Pendant la campagne présidentielle de Nicolas Sarkozy en 2016 elle a été son porte-parole et elle a été trésorière de l’UMP. Aujourd’hui membre du parti Horizons, elle préside par ailleurs l’Agence nationale pour la rénovation urbaine, l’Anru, depuis 2022. La même année, Emmanuel Macron aurait envisagé de la nommer Première ministre avant de lui préférer Elisabeth Borne, à la dernière minute. Selon Libération, le ministère de la Santé lui aurait alors été proposé mais elle l’aurait refusé…
Là où ses prédécesseurs avaient été médecins, pharmacienne ou directeur d’ARS, Catherine Vautrin n’est donc pas familière du monde de la santé. Tout au plus sait-on que ces dernières années, elle a affiché des positions plutôt conservatrices sur le mariage entre personnes de même sexe ou la légalisation de l’aide à mourir. Cependant, lors de la passation de pouvoir avenue de Ségur, cet après-midi, la nouvelle ministre a rendu hommage à Simone Veil, dans la perspective de l’inscription, en projet, du droit à l’avortement dans dans la constitution ? Elle a aussi déclaré qu’elle n’oubliait pas le “grand sujet” de la fin de vie.
Au-delà de ces deux grands projets sociétaux, le maroquin « santé » de son ministère comprend des dossiers très lourds comme les difficultés structurelles criantes de l’hôpital public, les difficultés d’accès aux soins de ville ou encore les pénuries de médicaments. Plusieurs organisations représentant les médecins s’inquiètent de la manière dont ils seront pris en charge et priorisés par une ministre qui ne connaît pas ces sujets et devra en outre s’investir dans de très vastes chantiers dans le domaine du travail (négociations sur la vie au travail avec les syndicats, réforme du marché de l’emploi, etc.).
Une ministre déléguée pour la santé ?
L’Ordre national des infirmiers (ONI), de son côté, n’est pas inquiet. Selon son président, Patrick Chamboredon, « nul doute que nous pourrons compter sur l’expérience, la détermination et le pragmatisme de Catherine Vautrin pour réformer notre système de santé au service des Français et particulièrement des plus fragiles d’entre eux ». Le Syndicat national des infirmières et infirmiers libéraux (Sniil) s’est dit « perplexe » face à la « diversité de ses missions » et « dubitatif » face au choix d’une ministre « dont l’expérience dans la santé reste très anecdotique pour pouvoir faire face à l’ampleur de la tâche ». Le syndicat s’inquiète, pour sa part, de la place qui sera faite à la prévention par le nouveau ministère. Mais il semble beaucoup compter sur l’arrivée au poste de ministre déléguée à la Santé d’Agnès Pannier-Runacher, jusqu’ici ministre de la Transition énergétique, annoncée pour le début de la semaine prochaine par plusieurs médias (Le Monde, France Info) mais non confirmée.

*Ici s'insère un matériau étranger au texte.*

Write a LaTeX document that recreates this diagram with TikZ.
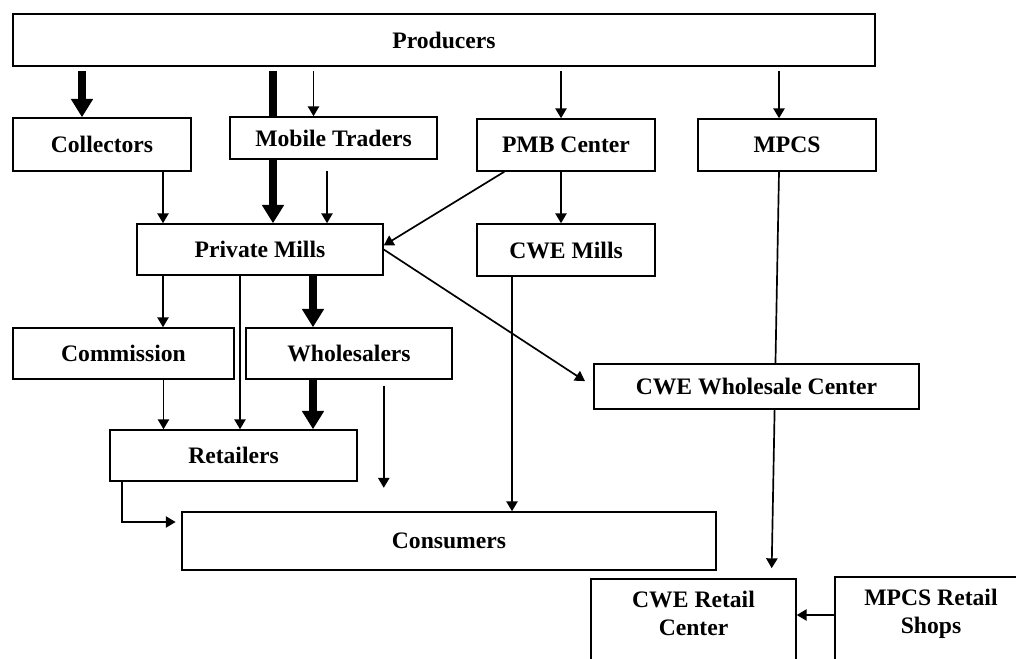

Aux côtés d’une super ministre aux portefeuilles multiples, il est bien possible que des secrétaires d’État ou des ministres délégués se voient chargés desdits portefeuilles.
La nomination d’Agnès Pannier-Runacher pourrait-elle rassurer les soignants ? Pas sûr. Cette énarque et inspectrice des finances de 49 ans a travaillé à la Caisse des dépôts mais aussi dans des entreprises de l’industrie automobile, notamment. Sa seule expérience dans le monde de la santé se résume au poste de directrice de cabinet de la directrice générale de l’AP-HP qu’elle a occupé dans les années 2000 et, plus récemment, son appartenance à la task force destinée à relancer de la production de masques en France pendant la crise du Covid.